The documents underscore a persistent tension: how much information the government sometimes attempts to obtain without judicial oversight, how Google pushes back against requests it deems excessive, and precisely what types of user data the company ultimately turns over.

The Shroud of Secrecy: Non-Disclosure Orders

Subpoenas, by their very nature, are often cloaked in secrecy. The Epstein files vividly illustrate this, revealing explicit non-disclosure orders. A 2019 letter, signed by the then US Attorney for the Southern District of New York, legally prohibited Google from informing Epstein’s co-conspirator, Ghislaine Maxwell, of the subpoena’s existence for 180 days. Furthermore, the letter instructed Google to alert prosecutors if it planned to disclose the order after this period, in case the investigation remained ongoing and a renewal was needed.

Beyond Legal Mandates: Requested Silence

Even when not legally required, prosecutors frequently requested Google’s silence. A 2018 letter, for instance, instructed Google to preserve all emails (including drafts and trash) and Google Drive content associated with four Gmail accounts. Crucially, it also requested that Google not disclose the existence of this letter to anyone, including the account holders themselves. The letter went further, asking Google to notify federal prosecutors if it intended to make a disclosure, allowing them to “obtain a non-disclosure order if necessary.”

It remains unclear whether Google ultimately informed the account holders of the redacted emails after the 180-day period expired. Google’s privacy policy states that it will email the subject of a government request before disclosing information, unless legally prohibited from doing so.

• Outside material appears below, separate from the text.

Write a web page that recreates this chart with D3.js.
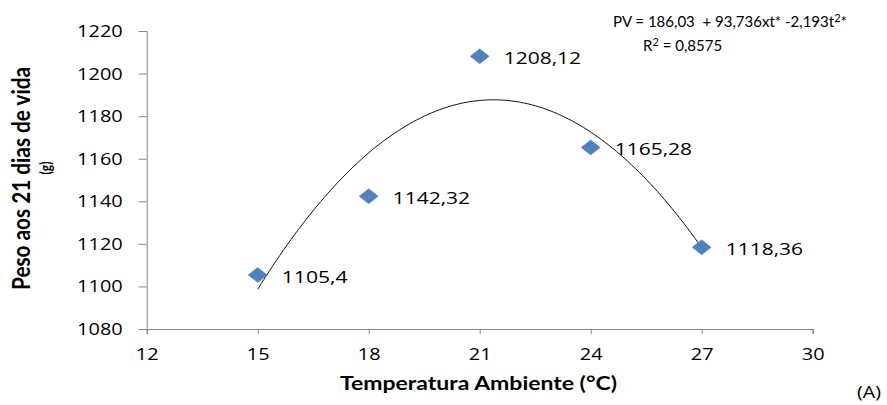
<!DOCTYPE html>
<html>
<head>
<meta charset="utf-8">
<script src="https://cdn.jsdelivr.net/npm/d3@7"></script>
<style>
  html, body { margin: 0; padding: 0; background: #fff; }
  svg { display: block; }
  text { font-family: "Open Sans", Lato, sans-serif; fill: #000; }
</style>
</head>
<body>
<svg id="chart" width="887" height="405"></svg>
<script>
// Temperature treatments (°C) and mean body weight at 21 days (g)
const temperatures = [15, 18, 21, 24, 27];
const weights = [1105.4, 1142.32, 1208.12, 1165.28, 1118.36];
const pointLabels = ["1105,4", "1142,32", "1208,12", "1165,28", "1118,36"];

// Axis ticks
const xTicks = [12, 15, 18, 21, 24, 27, 30];
const yTicks = [1080, 1100, 1120, 1140, 1160, 1180, 1200, 1220];

// Quadratic fit: PV = b0 + b1·t + b2·t²
const fitCoef = [186.03, 93.736, -2.193];
const fitRange = [15, 27];

const svg = d3.select("#chart");

const x = d3.scaleLinear().domain([12, 30]).range([146.7, 812.7]);
const y = d3.scaleLinear().domain([1080, 1220]).range([329, 31]);

const axisColor = "#868686";
const numFont = "'Open Sans', sans-serif";

// Wide numeric glyphs: width from digit and comma counts
const wideLen = s => s.split("").reduce((w, c) => w + (c === "," ? 9 : 11.4), 0);

// Y axis
const yAxis = svg.append("g")
  .attr("transform", `translate(${x(12)},0)`)
  .call(d3.axisLeft(y).tickValues(yTicks).tickSize(8).tickPadding(16).tickFormat(d3.format("d")));
yAxis.select(".domain").attr("stroke", axisColor);
yAxis.selectAll(".tick line").attr("stroke", axisColor);
yAxis.selectAll(".tick text")
  .attr("font-family", numFont).attr("font-size", 17).attr("fill", "#000")
  .attr("textLength", d => wideLen(String(d))).attr("lengthAdjust", "spacingAndGlyphs");

// X axis
const xAxis = svg.append("g")
  .attr("transform", `translate(0,${y(1080)})`)
  .call(d3.axisBottom(x).tickValues(xTicks).tickSize(5).tickPadding(14).tickFormat(d3.format("d")));
xAxis.select(".domain").attr("stroke", axisColor);
xAxis.selectAll(".tick line").attr("stroke", axisColor);
xAxis.selectAll(".tick text")
  .attr("font-family", numFont).attr("font-size", 17).attr("fill", "#000")
  .attr("textLength", d => wideLen(String(d))).attr("lengthAdjust", "spacingAndGlyphs");

// Fitted curve
const curveT = d3.range(fitRange[0], fitRange[1] + 0.001, 0.1);
const fit = t => fitCoef[0] + fitCoef[1] * t + fitCoef[2] * t * t;
svg.append("path")
  .datum(curveT)
  .attr("fill", "none")
  .attr("stroke", "#111")
  .attr("stroke-width", 1)
  .attr("d", d3.line().x(t => x(t)).y(t => y(fit(t))));

// Data markers (diamonds, wider than tall)
const mw = 9.5, mh = 7.5;
svg.append("g").selectAll("path")
  .data(temperatures)
  .join("path")
  .attr("d", `M0,${-mh}L${mw},0L0,${mh}L${-mw},0Z`)
  .attr("transform", (t, i) => `translate(${x(t)},${y(weights[i])})`)
  .attr("fill", "#4F81BD")
  .attr("stroke", "#4A7EBB")
  .attr("stroke-width", 0.5);

// Data labels
svg.append("g").selectAll("text")
  .data(temperatures)
  .join("text")
  .attr("x", t => x(t) + 24)
  .attr("y", (t, i) => y(weights[i]) + 8)
  .attr("font-family", numFont)
  .attr("font-size", 17)
  .attr("textLength", (t, i) => wideLen(pointLabels[i]))
  .attr("lengthAdjust", "spacingAndGlyphs")
  .text((t, i) => pointLabels[i]);

// Equation and R²
svg.append("text")
  .attr("x", 613).attr("y", 27)
  .style("font-family", "Lato, sans-serif")
  .style("font-size", "15px")
  .html('PV = 186,03 &#160;+ 93,736xt* -2,193t<tspan dy="-5" style="font-size:11px">2</tspan><tspan dy="5">*</tspan>');
svg.append("text")
  .attr("x", 643).attr("y", 51)
  .style("font-family", "Lato, sans-serif")
  .style("font-size", "15px")
  .html('R<tspan dy="-5" style="font-size:11px">2</tspan><tspan dy="5"> = 0,8575</tspan>');

// Axis titles
svg.append("text")
  .attr("transform", "translate(30,178.5) scale(1.2,1) rotate(-90)")
  .attr("text-anchor", "middle")
  .style("font-family", "Lato, sans-serif")
  .style("font-size", "20px")
  .style("font-weight", "bold")
  .attr("textLength", 223)
  .attr("lengthAdjust", "spacingAndGlyphs")
  .text("Peso aos 21 dias de vida");
svg.append("text")
  .attr("transform", "translate(51,168) scale(1.2,1) rotate(-90)")
  .attr("text-anchor", "middle")
  .style("font-family", "Lato, sans-serif")
  .style("font-size", "12px")
  .style("font-weight", "bold")
  .text("(g)");

svg.append("text")
  .attr("x", 478.5).attr("y", 390)
  .attr("text-anchor", "middle")
  .style("font-family", "Lato, sans-serif")
  .style("font-size", "18px")
  .style("font-weight", "bold")
  .attr("textLength", 277)
  .attr("lengthAdjust", "spacingAndGlyphs")
  .text("Temperatura Ambiente (°C)");

svg.append("text")
  .attr("x", 857).attr("y", 398)
  .attr("font-size", 16)
  .attr("textLength", 24)
  .attr("lengthAdjust", "spacingAndGlyphs")
  .text("(A)");
</script>
</body>
</html>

Decoding Subscriber Information: The Lowest Legal Bar

Many of the files included in the Epstein dumps were titled “GOOGLE SUBSCRIBER INFORMATION.” These documents typically contained the account name, recovery email address and phone numbers, accessible Google services, account creation date, “Terms of Service IP” address, and a log of IP address activity.

Mario Trujillo, a senior staff attorney at the Electronic Frontier Foundation (EFF), explains that this “basic subscriber information” requires the lowest legal threshold for government access under the Stored Communications Act (SCA). This 1980s law governs what information the government can obtain from electronic service providers like Google. While sensitive data like email contents generally requires a search warrant, the SCA explicitly permits the government to obtain basic subscriber information with just a subpoena, which does not necessarily require judicial approval.

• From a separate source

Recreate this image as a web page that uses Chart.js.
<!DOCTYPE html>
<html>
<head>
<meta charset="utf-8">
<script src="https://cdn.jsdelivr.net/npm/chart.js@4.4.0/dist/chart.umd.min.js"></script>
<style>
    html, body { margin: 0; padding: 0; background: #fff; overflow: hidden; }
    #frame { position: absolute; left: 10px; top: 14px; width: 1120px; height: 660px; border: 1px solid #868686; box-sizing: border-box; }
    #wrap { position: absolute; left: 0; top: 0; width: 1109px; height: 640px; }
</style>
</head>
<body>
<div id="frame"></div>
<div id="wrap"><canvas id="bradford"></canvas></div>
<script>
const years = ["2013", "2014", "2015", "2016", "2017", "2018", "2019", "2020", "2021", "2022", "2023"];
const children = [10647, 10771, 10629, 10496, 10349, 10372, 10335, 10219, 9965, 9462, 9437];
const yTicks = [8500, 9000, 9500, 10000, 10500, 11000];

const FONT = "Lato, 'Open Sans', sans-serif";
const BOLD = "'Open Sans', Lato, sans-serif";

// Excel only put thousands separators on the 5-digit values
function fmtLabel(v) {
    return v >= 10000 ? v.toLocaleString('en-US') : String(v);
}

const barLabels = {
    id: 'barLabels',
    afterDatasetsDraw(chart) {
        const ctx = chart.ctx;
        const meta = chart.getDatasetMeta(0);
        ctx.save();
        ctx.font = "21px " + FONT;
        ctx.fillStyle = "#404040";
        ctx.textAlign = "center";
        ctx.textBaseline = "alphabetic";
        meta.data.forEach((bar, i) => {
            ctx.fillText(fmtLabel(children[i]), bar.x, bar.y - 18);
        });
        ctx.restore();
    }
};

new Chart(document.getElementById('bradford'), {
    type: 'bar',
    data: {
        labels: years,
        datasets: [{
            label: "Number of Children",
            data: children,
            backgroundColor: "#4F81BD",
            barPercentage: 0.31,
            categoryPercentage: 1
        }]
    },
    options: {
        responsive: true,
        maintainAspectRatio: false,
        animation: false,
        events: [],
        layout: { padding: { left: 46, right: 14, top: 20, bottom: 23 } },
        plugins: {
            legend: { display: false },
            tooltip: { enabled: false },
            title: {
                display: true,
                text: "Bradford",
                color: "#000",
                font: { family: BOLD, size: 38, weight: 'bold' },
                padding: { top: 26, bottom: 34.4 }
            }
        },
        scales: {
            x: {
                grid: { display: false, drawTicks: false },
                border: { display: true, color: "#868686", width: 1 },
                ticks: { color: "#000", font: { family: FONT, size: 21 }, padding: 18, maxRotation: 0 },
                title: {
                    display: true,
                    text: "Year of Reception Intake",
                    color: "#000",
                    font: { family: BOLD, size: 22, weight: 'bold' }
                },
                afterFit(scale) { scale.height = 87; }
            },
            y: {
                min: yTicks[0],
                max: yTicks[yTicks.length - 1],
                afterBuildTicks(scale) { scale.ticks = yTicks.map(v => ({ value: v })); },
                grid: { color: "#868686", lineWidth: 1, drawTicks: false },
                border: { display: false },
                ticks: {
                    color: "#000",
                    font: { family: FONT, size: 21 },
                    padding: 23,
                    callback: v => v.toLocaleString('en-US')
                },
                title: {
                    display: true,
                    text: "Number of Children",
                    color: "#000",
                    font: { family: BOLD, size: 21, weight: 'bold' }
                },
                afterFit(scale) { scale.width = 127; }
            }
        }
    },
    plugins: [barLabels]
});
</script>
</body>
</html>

In its responses to grand jury subpoenas, Google consistently emphasized its adherence to state and federal law, including the Electronic Communications Privacy Act (of which the SCA is a part). The company also noted its practice of redacting information “exceeding the scope” of prosecutors’ requests or otherwise protected from disclosure.

Empowering Users: The Right to Know and Challenge

In recent weeks, Google and other platforms have faced administrative subpoenas from the Department of Homeland Security (DHS) requesting subscriber information about anonymous users who have criticized the government. In a notable February case, Google proactively notified the user prior to sharing their information with DHS. This crucial notification allowed the user to retain legal counsel and successfully file a petition to quash the subpoena in court.

For those curious about their own digital footprint, Google provides a practical tool: users can preview what their subscriber information looks like by selecting the “Google Account” checkbox when downloading a copy of their data via Google Takeout. This personal data, including full name and phone numbers, could potentially be used to request additional information from other service providers or cross-referenced with other databases, highlighting the importance of understanding what information is collected and how it can be accessed.